内陸のフロンティアを拓(ひら)く総合特区地域協議会(会長・森山誠二副知事)が18日、県庁内で開かれ、内閣府による特区指定を受けた取り組みの方向を協議した。今後の事業推進体制として民間事業者を中心とした「民間コンソーシアム」の設立や、「市街化調整区域での開発許可の特例」「農用地区域の変更と農地転用の特例」など優先的に取り組む18件の提案の作成を確認した。優先提案については、国との協議などを経て6月にも「総合特区計画」を申請し、同月中に認定を受けることを目指す。
協議会の冒頭、川勝平太知事があいさつし、「南海トラフの巨大地震想定で11万人もの死者が想定される本県では、内陸での新たなまちづくりと沿岸部の再生を進め、両地域を結ぶインフラを整備する必要がある」と特区の必要性を説明。その上で、「いよいよ出発点に立ったという思いだ。防災・減災とともに新たな地域活性化につなげる取り組みを『やれる所からやっていく』ことが必要」と述べた。
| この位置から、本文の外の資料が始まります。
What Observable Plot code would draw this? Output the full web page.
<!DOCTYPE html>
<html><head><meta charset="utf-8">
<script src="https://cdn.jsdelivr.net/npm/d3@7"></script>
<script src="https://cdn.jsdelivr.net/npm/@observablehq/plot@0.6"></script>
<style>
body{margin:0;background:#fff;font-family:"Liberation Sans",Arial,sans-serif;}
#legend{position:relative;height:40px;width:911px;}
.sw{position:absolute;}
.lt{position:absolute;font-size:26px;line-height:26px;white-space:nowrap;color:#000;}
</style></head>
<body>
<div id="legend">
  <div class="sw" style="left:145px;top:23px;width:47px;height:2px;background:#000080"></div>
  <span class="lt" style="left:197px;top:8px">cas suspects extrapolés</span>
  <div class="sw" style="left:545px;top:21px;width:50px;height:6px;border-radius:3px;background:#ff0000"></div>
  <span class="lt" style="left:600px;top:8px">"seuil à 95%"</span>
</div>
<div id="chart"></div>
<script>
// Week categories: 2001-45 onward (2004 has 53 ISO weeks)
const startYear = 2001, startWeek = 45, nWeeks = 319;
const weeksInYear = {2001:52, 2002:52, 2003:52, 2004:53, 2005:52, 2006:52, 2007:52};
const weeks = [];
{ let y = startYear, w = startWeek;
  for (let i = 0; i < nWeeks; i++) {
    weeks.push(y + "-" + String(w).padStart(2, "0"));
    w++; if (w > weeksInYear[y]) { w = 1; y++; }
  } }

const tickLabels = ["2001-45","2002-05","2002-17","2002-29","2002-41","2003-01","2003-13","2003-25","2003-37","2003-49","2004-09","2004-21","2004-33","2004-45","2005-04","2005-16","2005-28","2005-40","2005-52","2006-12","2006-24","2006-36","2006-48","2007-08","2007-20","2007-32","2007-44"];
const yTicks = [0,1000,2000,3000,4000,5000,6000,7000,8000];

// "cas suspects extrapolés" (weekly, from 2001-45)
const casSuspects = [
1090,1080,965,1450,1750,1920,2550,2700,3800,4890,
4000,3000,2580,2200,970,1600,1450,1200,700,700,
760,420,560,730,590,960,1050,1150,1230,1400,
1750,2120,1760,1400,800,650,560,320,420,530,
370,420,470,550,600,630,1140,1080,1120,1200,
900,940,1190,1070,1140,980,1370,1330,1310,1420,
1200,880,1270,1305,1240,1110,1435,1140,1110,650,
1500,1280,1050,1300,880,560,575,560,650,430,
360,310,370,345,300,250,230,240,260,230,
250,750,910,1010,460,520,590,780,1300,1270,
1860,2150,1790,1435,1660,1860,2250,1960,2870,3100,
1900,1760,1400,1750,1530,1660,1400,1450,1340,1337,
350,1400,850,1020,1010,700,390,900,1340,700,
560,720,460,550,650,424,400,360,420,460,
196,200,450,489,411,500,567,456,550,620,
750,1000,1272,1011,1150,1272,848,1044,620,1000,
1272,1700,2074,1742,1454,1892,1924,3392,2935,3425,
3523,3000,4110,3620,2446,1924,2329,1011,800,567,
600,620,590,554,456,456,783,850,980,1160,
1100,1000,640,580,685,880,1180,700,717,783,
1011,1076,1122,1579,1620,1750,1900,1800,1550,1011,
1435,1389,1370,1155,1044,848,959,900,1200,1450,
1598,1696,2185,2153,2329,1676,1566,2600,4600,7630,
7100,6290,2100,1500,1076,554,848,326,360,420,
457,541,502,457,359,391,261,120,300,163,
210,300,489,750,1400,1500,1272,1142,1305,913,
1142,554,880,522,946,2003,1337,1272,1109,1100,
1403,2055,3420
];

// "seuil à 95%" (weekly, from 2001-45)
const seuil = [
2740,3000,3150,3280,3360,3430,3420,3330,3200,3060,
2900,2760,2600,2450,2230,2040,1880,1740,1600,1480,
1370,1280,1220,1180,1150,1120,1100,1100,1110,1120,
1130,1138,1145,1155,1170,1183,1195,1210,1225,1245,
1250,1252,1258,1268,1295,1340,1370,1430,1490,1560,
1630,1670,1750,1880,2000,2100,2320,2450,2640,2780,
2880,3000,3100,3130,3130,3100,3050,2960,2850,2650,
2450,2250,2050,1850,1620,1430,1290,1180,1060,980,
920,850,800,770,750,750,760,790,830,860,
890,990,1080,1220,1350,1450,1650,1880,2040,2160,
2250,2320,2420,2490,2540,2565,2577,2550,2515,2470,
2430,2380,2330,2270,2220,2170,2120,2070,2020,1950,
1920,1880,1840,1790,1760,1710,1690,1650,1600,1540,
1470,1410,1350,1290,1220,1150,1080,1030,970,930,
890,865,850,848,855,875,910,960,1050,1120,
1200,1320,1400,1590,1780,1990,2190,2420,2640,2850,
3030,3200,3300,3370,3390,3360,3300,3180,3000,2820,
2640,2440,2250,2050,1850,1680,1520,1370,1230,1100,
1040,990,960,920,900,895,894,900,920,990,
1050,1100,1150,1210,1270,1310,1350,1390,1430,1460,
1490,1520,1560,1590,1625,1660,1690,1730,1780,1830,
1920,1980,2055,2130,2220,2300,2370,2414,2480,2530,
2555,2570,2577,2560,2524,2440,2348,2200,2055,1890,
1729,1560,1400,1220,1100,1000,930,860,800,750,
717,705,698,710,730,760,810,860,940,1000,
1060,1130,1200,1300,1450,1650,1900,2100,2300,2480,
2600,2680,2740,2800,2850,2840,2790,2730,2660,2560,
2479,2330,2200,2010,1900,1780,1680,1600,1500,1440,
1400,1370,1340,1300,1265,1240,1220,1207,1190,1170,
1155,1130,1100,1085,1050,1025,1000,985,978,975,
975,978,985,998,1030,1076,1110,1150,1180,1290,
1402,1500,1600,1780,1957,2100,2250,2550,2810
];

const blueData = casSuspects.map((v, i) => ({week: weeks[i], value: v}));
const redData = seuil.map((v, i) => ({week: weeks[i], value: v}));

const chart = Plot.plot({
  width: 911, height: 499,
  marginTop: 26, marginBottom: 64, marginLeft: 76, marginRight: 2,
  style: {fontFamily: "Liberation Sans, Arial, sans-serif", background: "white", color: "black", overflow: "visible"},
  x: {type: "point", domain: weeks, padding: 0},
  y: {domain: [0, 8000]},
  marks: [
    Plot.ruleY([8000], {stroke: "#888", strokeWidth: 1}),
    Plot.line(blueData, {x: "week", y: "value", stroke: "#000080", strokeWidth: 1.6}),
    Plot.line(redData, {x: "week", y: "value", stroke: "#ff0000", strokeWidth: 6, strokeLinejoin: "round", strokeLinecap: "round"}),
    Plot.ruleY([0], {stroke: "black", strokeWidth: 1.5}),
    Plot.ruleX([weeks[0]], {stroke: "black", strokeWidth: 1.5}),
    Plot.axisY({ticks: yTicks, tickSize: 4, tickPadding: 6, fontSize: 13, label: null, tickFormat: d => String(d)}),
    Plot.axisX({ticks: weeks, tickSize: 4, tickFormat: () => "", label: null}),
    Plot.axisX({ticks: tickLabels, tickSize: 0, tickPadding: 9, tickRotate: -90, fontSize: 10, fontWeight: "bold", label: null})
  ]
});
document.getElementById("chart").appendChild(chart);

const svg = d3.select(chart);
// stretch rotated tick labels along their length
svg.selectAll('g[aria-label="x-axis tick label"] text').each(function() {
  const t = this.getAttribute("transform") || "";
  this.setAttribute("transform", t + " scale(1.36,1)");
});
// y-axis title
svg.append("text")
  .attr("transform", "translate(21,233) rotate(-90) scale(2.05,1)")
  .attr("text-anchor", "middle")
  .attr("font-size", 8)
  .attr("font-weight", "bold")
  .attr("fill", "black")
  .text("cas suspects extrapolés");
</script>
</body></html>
協議会では、すぐに開始する方針の「国と地方の協議(春協議)」のスケジュールを県が説明。優先的に取り組む提案(事業)を選定し、提案内容に応じた各省庁の確認・調整を実施する。書面や対面での協議を行った後、6月に総合特区計画を作成して国に申請。同月中の特区計画認定を目指す。
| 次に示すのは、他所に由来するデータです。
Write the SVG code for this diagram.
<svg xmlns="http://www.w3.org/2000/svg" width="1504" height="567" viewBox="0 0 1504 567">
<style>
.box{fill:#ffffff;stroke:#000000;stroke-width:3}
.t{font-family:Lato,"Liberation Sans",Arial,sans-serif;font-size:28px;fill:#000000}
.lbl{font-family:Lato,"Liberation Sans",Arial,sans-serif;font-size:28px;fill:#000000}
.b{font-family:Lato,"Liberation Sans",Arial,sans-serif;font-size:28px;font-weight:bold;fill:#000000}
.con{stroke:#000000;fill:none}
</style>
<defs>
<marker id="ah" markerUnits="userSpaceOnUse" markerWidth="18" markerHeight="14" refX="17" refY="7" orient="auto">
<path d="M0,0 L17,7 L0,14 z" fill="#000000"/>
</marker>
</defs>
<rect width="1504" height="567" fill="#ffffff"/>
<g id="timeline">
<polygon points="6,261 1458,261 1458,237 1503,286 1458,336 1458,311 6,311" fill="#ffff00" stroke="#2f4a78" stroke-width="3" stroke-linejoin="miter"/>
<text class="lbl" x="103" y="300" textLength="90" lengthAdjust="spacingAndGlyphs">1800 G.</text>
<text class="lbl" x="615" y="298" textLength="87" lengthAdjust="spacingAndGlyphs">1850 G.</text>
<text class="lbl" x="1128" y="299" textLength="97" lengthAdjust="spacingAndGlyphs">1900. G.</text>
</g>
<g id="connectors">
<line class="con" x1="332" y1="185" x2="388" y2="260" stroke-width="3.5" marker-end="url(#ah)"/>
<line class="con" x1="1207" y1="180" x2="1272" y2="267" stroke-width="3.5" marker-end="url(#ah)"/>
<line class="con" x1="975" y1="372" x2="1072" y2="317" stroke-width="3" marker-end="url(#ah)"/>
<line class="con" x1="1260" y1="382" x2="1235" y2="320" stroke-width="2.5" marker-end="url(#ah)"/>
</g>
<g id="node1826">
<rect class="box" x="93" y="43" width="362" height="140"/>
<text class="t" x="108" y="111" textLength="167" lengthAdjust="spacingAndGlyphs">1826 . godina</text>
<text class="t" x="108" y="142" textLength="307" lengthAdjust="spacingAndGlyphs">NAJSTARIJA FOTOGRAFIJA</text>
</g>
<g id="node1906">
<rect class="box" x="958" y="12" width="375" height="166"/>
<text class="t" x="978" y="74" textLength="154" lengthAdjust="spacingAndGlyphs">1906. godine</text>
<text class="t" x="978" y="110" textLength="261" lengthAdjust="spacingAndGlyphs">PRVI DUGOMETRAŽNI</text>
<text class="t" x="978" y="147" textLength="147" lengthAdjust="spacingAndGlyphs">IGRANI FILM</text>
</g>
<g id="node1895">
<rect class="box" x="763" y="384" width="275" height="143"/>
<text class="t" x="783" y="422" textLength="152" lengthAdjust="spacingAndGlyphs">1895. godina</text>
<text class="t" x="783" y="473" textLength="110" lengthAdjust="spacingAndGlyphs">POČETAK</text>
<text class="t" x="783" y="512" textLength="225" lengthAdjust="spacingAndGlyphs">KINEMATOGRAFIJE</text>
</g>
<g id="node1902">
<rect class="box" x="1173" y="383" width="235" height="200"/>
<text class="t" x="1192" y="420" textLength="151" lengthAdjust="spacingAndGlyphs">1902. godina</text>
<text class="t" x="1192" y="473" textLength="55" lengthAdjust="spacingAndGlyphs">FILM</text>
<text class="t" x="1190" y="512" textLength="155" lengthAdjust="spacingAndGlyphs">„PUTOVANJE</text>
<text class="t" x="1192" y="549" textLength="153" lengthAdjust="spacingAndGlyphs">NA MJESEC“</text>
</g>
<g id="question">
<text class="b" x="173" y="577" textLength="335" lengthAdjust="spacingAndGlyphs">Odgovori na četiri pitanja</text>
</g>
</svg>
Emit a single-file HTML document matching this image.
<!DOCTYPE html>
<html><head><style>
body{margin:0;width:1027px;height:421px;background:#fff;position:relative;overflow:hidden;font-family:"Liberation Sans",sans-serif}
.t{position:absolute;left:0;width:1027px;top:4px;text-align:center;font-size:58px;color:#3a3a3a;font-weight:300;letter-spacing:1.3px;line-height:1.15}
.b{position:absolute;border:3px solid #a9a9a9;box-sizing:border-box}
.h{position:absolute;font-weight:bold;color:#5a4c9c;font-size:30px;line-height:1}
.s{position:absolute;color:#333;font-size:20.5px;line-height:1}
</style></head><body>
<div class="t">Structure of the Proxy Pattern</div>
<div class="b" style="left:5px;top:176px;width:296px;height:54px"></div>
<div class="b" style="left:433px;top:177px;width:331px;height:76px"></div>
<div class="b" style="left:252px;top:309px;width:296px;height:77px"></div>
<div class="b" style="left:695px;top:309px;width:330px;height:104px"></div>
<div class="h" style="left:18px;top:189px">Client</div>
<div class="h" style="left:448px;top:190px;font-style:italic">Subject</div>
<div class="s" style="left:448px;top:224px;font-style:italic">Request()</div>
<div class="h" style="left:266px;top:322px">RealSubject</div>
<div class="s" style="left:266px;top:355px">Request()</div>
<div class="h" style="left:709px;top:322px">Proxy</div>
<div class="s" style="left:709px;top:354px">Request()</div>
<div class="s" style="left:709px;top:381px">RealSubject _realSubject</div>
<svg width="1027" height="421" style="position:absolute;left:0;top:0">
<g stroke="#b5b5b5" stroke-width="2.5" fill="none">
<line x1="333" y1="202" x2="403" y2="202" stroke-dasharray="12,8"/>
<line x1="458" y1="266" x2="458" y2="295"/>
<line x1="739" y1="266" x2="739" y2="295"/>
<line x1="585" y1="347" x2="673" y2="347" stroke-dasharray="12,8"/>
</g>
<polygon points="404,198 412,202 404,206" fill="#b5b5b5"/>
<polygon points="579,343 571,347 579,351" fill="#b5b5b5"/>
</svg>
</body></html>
優先的に提案する規制の特例措置などとして現段階で想定しているのは、▽土地利用規制に関する国との一括事前協議制度の創設▽市街化調整区域での開発許可の特例▽農用地区域の変更と農地転用の特例▽農用地区域の変更に関する要件の緩和▽工場立地にかかる公共空地の確保のための緑地規制の緩和▽農業振興に役立つ施設に関する要件の緩和(農業用施設の追加)▽市街化調整区域での市民農園区域の指定に関する規制の緩和▽農地の法面または湖畔に設置する太陽光発電施設の転用許可の特例措置▽区間を限定した特殊車両通行許可制度の許可を不要とする特例―など18件。
まず、これらの措置を認めてもらうことで、先導的な取り組みと位置付けている▽三島市・函南町・長泉町の「東駿河湾環状道路沿線の農業と観光の新結合による拠点エリアの形成」▽富士市の「新富士インターチェンジ周辺での物流産業の集積と観光拠点の創出」▽静岡市の「食と農の都市農村交流エリアの形成▽吉田町の「津波防災まちづくりによる沿岸域の地域づくりモデル創出」▽袋井市の「沿岸域での企業移転・農地再生モデルの創出」―などの事業を具体化する。
また、事業の推進体制として、新たに民間事業者(進出企業)や金融機関が参加する「民間コンソーシアム」を立ち上げ、企業ニューズの集約や制度立案の提案などを検討していく考え。